> Recorded data
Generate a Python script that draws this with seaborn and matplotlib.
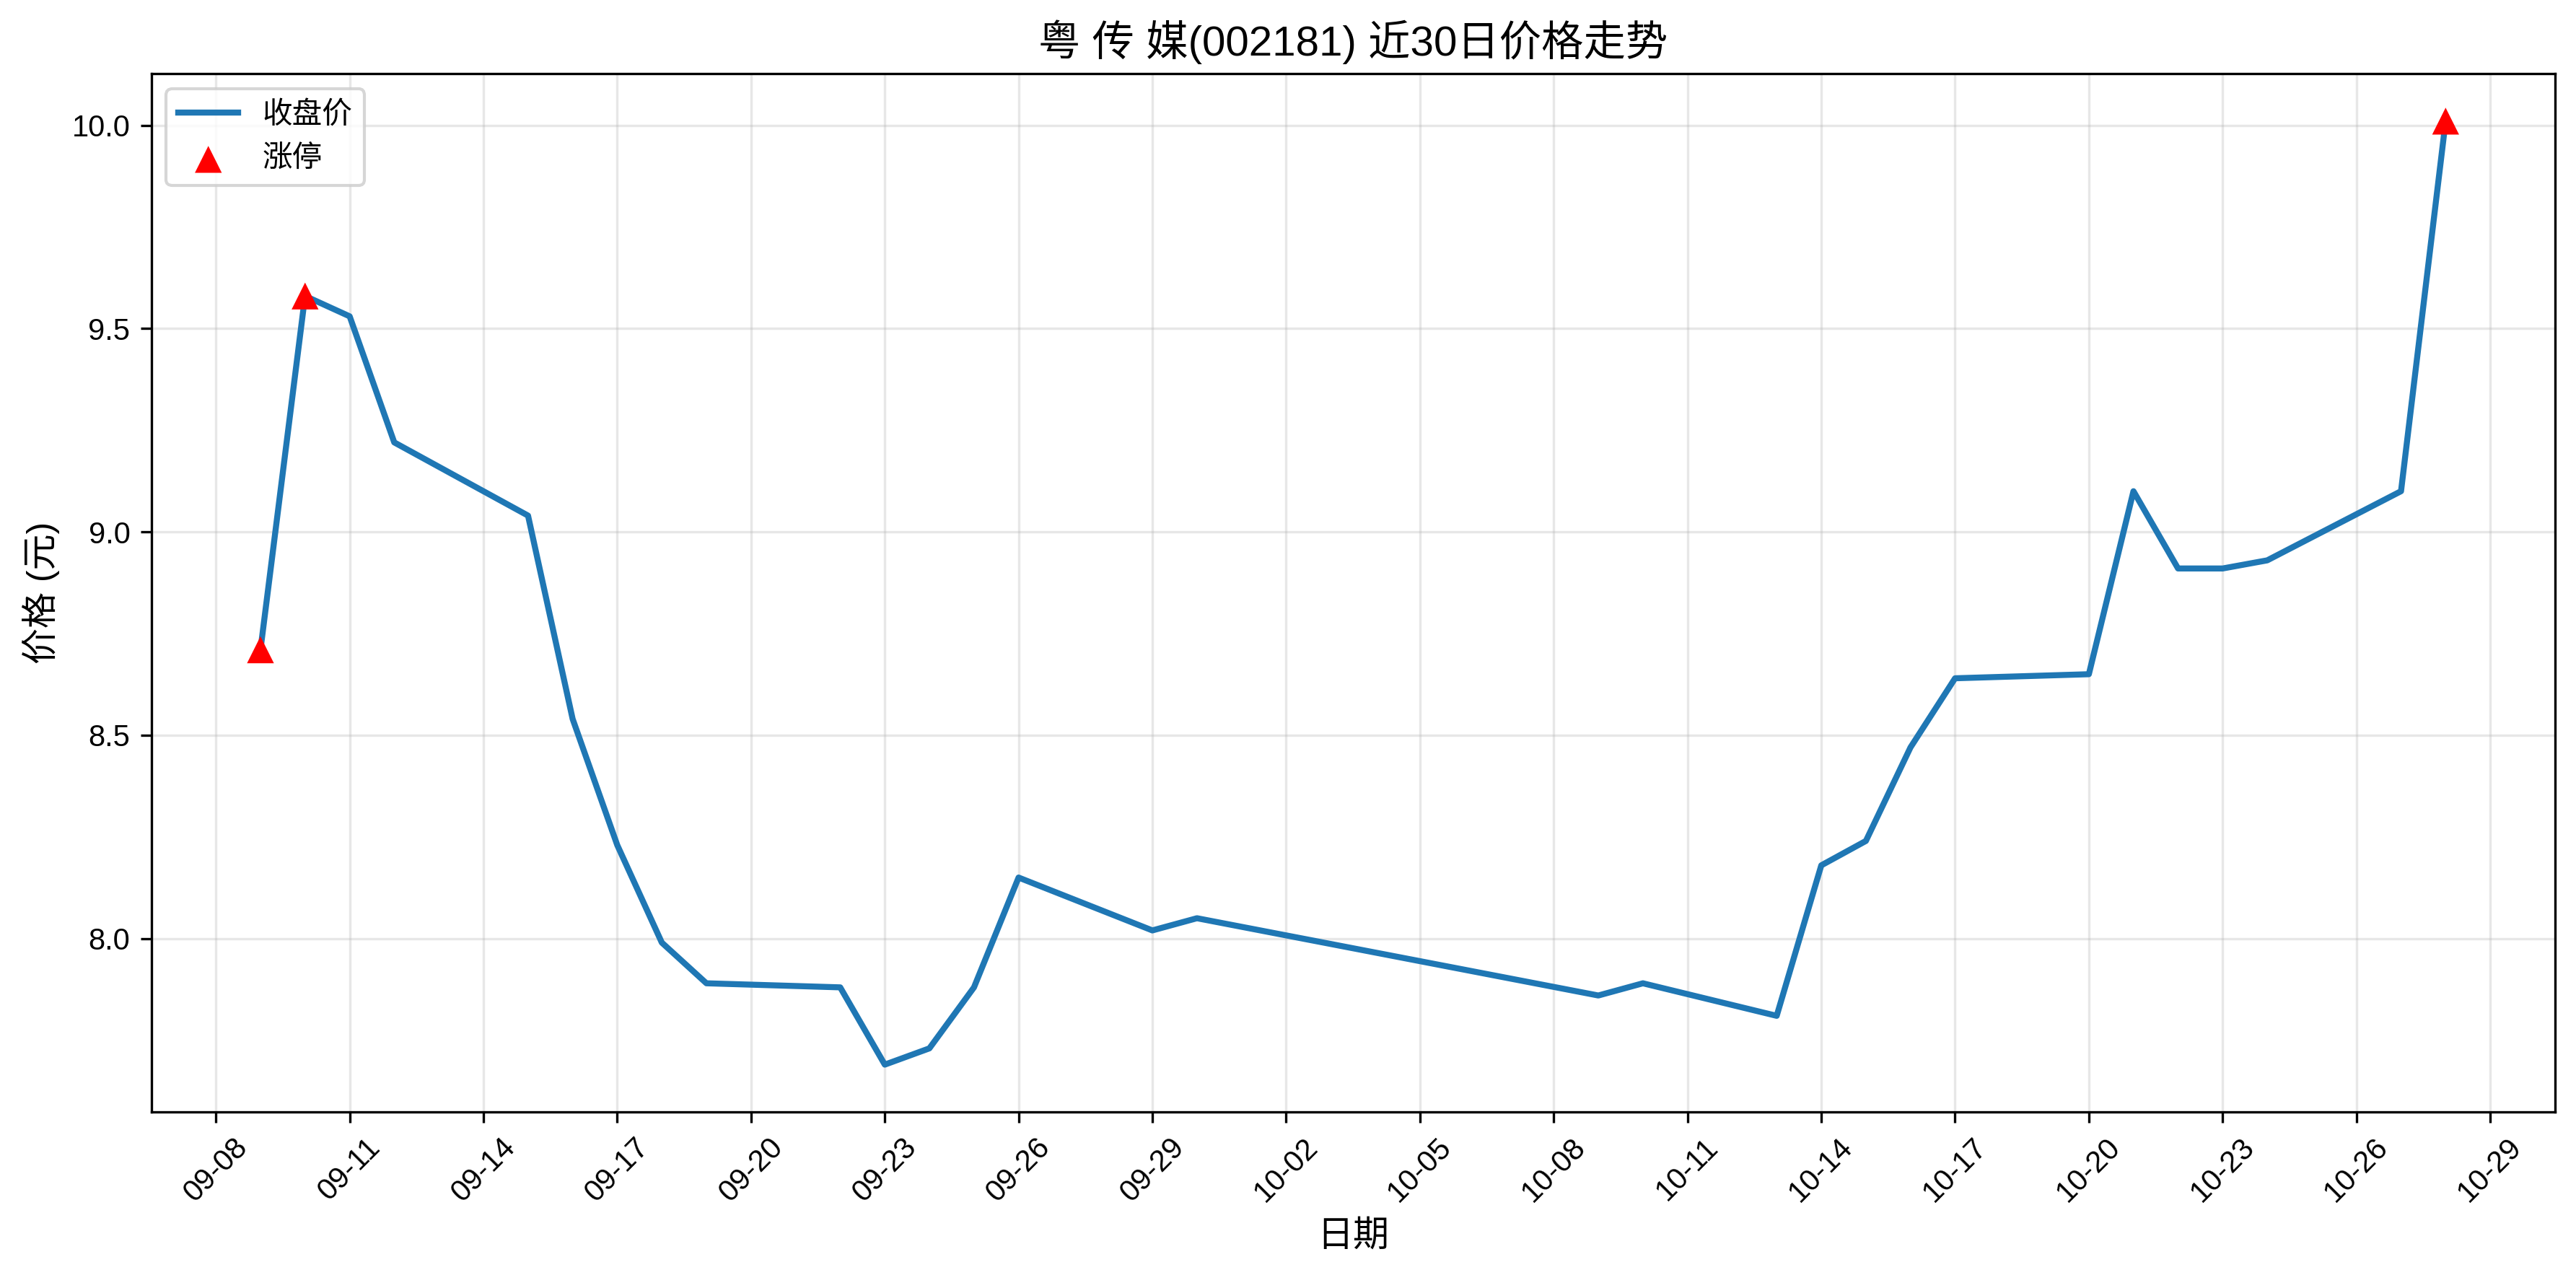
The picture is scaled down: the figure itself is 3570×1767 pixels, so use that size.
import pandas as pd
import matplotlib
matplotlib.use('Agg')
import matplotlib.pyplot as plt
import matplotlib.dates as mdates
import seaborn as sns

plt.rcParams['font.family'] = ['Liberation Sans', 'Noto Sans CJK SC', 'DejaVu Sans']
plt.rcParams['axes.unicode_minus'] = False

# 交易日和收盘价
dates = ['2025-09-09', '2025-09-10', '2025-09-11', '2025-09-12', '2025-09-15',
         '2025-09-16', '2025-09-17', '2025-09-18', '2025-09-19', '2025-09-22',
         '2025-09-23', '2025-09-24', '2025-09-25', '2025-09-26', '2025-09-29',
         '2025-09-30', '2025-10-09', '2025-10-10', '2025-10-13', '2025-10-14',
         '2025-10-15', '2025-10-16', '2025-10-17', '2025-10-20', '2025-10-21',
         '2025-10-22', '2025-10-23', '2025-10-24', '2025-10-27', '2025-10-28']
close = [8.71, 9.58, 9.53, 9.22, 9.04, 8.54, 8.23, 7.99, 7.89, 7.88,
         7.69, 7.73, 7.88, 8.15, 8.02, 8.05, 7.86, 7.89, 7.81, 8.18,
         8.24, 8.47, 8.64, 8.65, 9.10, 8.91, 8.91, 8.93, 9.10, 10.01]
# 涨停日
limit_up = ['2025-09-09', '2025-09-10', '2025-10-28']

df = pd.DataFrame({'date': pd.to_datetime(dates), 'close': close})
df_up = df[df['date'].isin(pd.to_datetime(limit_up))]

fig, ax = plt.subplots(figsize=(11.9, 5.89), dpi=300)
fig.subplots_adjust(left=0.0587, right=0.9918, top=0.942, bottom=0.128)

sns.lineplot(x='date', y='close', data=df, ax=ax, color='#1f77b4', linewidth=2, label='收盘价')
sns.scatterplot(x='date', y='close', data=df_up, ax=ax, color='red', marker='^',
                s=80, edgecolor='none', label='涨停', zorder=3)

ax.set_title('粤 传 媒(002181) 近30日价格走势', fontsize=14)
ax.set_xlabel('日期', fontsize=12)
ax.set_ylabel('价格 (元)', fontsize=12)
ax.set_xticks(pd.date_range('2025-09-08', '2025-10-29', freq='3D'))
ax.xaxis.set_major_formatter(mdates.DateFormatter('%m-%d'))
plt.setp(ax.get_xticklabels(), rotation=45)
ax.grid(True, alpha=0.3)
ax.legend(loc='upper left')

plt.savefig('out.png', dpi=300)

> What the task requires
Transcribe exactly, with no pictures, the lines running from the first line of the material through the line holding "right=0.9918, top=0.942, bottom=0.128)".

> Complete output
Generate a Python script that draws this with seaborn and matplotlib.
The picture is scaled down: the figure itself is 3570×1767 pixels, so use that size.
import pandas as pd
import matplotlib
matplotlib.use('Agg')
import matplotlib.pyplot as plt
import matplotlib.dates as mdates
import seaborn as sns

plt.rcParams['font.family'] = ['Liberation Sans', 'Noto Sans CJK SC', 'DejaVu Sans']
plt.rcParams['axes.unicode_minus'] = False

# 交易日和收盘价
dates = ['2025-09-09', '2025-09-10', '2025-09-11', '2025-09-12', '2025-09-15',
         '2025-09-16', '2025-09-17', '2025-09-18', '2025-09-19', '2025-09-22',
         '2025-09-23', '2025-09-24', '2025-09-25', '2025-09-26', '2025-09-29',
         '2025-09-30', '2025-10-09', '2025-10-10', '2025-10-13', '2025-10-14',
         '2025-10-15', '2025-10-16', '2025-10-17', '2025-10-20', '2025-10-21',
         '2025-10-22', '2025-10-23', '2025-10-24', '2025-10-27', '2025-10-28']
close = [8.71, 9.58, 9.53, 9.22, 9.04, 8.54, 8.23, 7.99, 7.89, 7.88,
         7.69, 7.73, 7.88, 8.15, 8.02, 8.05, 7.86, 7.89, 7.81, 8.18,
         8.24, 8.47, 8.64, 8.65, 9.10, 8.91, 8.91, 8.93, 9.10, 10.01]
# 涨停日
limit_up = ['2025-09-09', '2025-09-10', '2025-10-28']

df = pd.DataFrame({'date': pd.to_datetime(dates), 'close': close})
df_up = df[df['date'].isin(pd.to_datetime(limit_up))]

fig, ax = plt.subplots(figsize=(11.9, 5.89), dpi=300)
fig.subplots_adjust(left=0.0587, right=0.9918, top=0.942, bottom=0.128)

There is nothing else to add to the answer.